╭─ Records shown

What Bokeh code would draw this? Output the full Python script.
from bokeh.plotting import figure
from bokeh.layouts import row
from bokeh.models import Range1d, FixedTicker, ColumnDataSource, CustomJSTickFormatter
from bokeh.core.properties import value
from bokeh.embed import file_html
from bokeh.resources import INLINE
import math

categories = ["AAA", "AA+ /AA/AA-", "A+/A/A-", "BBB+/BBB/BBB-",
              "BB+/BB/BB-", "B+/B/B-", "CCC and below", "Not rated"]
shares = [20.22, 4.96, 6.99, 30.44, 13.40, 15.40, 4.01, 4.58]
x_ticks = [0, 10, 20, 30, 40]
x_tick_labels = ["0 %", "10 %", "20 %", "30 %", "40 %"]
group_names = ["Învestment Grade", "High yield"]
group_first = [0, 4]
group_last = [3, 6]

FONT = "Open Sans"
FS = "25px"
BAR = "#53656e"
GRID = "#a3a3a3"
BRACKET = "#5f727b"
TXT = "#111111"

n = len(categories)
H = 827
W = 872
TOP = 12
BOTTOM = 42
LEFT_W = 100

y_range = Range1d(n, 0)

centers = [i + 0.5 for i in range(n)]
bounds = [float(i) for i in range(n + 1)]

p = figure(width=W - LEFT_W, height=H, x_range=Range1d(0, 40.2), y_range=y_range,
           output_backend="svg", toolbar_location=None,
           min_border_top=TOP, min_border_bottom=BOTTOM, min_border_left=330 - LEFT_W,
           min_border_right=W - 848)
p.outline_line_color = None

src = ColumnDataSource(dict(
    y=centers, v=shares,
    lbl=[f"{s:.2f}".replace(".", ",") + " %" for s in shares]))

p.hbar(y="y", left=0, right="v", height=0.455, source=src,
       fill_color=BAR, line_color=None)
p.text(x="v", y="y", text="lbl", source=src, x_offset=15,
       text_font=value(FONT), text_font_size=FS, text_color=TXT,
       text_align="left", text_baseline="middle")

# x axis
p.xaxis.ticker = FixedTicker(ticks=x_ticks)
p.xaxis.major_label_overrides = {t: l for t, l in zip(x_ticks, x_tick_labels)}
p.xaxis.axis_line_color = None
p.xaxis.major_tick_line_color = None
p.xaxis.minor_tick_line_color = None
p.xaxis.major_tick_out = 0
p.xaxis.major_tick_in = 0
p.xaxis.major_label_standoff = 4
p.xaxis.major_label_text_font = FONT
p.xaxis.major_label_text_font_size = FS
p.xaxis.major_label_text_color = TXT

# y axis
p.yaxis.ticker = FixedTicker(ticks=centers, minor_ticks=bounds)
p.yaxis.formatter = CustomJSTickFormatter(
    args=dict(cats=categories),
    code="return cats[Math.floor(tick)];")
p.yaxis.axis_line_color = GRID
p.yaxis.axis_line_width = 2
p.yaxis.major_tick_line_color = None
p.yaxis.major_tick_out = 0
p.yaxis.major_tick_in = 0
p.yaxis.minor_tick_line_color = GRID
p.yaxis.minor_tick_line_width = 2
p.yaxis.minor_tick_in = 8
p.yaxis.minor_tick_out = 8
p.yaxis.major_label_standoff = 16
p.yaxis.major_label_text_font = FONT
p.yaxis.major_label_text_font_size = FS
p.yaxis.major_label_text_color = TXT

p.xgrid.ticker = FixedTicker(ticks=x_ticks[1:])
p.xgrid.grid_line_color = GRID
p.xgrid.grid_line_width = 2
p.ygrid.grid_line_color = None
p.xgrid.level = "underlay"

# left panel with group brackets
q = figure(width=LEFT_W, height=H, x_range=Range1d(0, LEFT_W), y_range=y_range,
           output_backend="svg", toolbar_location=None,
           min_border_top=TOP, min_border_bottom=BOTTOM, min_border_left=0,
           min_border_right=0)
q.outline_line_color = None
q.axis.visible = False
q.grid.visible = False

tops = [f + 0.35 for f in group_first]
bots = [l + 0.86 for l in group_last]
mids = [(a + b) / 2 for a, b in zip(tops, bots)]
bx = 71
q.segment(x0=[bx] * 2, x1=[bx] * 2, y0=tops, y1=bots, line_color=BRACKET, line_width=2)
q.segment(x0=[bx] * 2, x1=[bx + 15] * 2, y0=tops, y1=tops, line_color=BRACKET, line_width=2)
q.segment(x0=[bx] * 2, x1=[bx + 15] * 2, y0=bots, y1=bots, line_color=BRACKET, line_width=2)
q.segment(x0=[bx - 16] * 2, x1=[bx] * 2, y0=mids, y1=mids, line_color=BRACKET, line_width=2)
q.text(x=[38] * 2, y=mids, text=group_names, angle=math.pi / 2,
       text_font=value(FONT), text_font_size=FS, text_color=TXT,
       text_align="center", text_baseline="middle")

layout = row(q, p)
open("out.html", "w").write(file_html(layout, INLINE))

╰─
╭─ Records shown

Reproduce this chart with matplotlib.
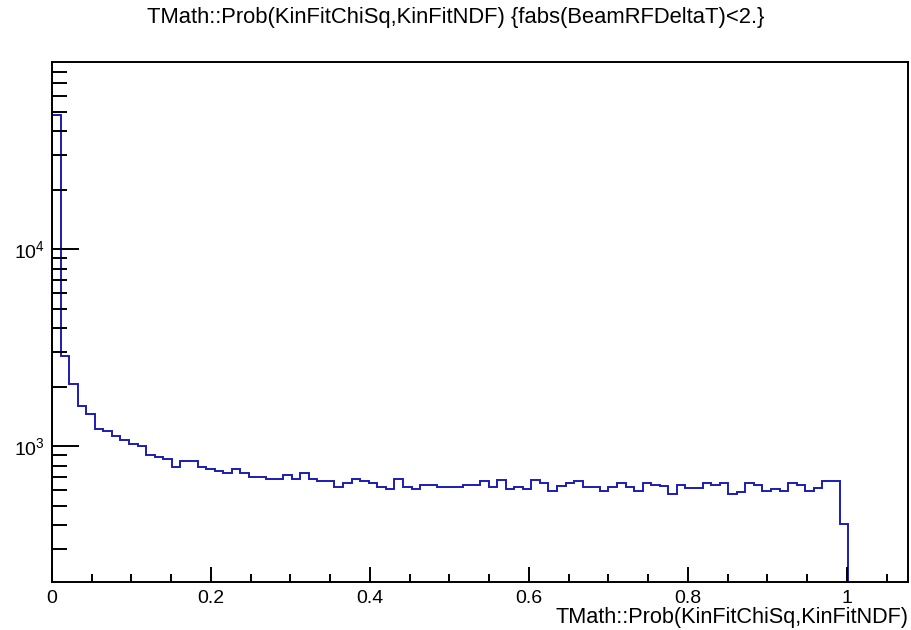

╰─

Begin with the line containing "What Bokeh code", end with the line containing "s in shares]))", and repeat every line in that stretch exactly.

What Bokeh code would draw this? Output the full Python script.
from bokeh.plotting import figure
from bokeh.layouts import row
from bokeh.models import Range1d, FixedTicker, ColumnDataSource, CustomJSTickFormatter
from bokeh.core.properties import value
from bokeh.embed import file_html
from bokeh.resources import INLINE
import math

categories = ["AAA", "AA+ /AA/AA-", "A+/A/A-", "BBB+/BBB/BBB-",
              "BB+/BB/BB-", "B+/B/B-", "CCC and below", "Not rated"]
shares = [20.22, 4.96, 6.99, 30.44, 13.40, 15.40, 4.01, 4.58]
x_ticks = [0, 10, 20, 30, 40]
x_tick_labels = ["0 %", "10 %", "20 %", "30 %", "40 %"]
group_names = ["Învestment Grade", "High yield"]
group_first = [0, 4]
group_last = [3, 6]

FONT = "Open Sans"
FS = "25px"
BAR = "#53656e"
GRID = "#a3a3a3"
BRACKET = "#5f727b"
TXT = "#111111"

n = len(categories)
H = 827
W = 872
TOP = 12
BOTTOM = 42
LEFT_W = 100

y_range = Range1d(n, 0)

centers = [i + 0.5 for i in range(n)]
bounds = [float(i) for i in range(n + 1)]

p = figure(width=W - LEFT_W, height=H, x_range=Range1d(0, 40.2), y_range=y_range,
           output_backend="svg", toolbar_location=None,
           min_border_top=TOP, min_border_bottom=BOTTOM, min_border_left=330 - LEFT_W,
           min_border_right=W - 848)
p.outline_line_color = None

src = ColumnDataSource(dict(
    y=centers, v=shares,
    lbl=[f"{s:.2f}".replace(".", ",") + " %" for s in shares]))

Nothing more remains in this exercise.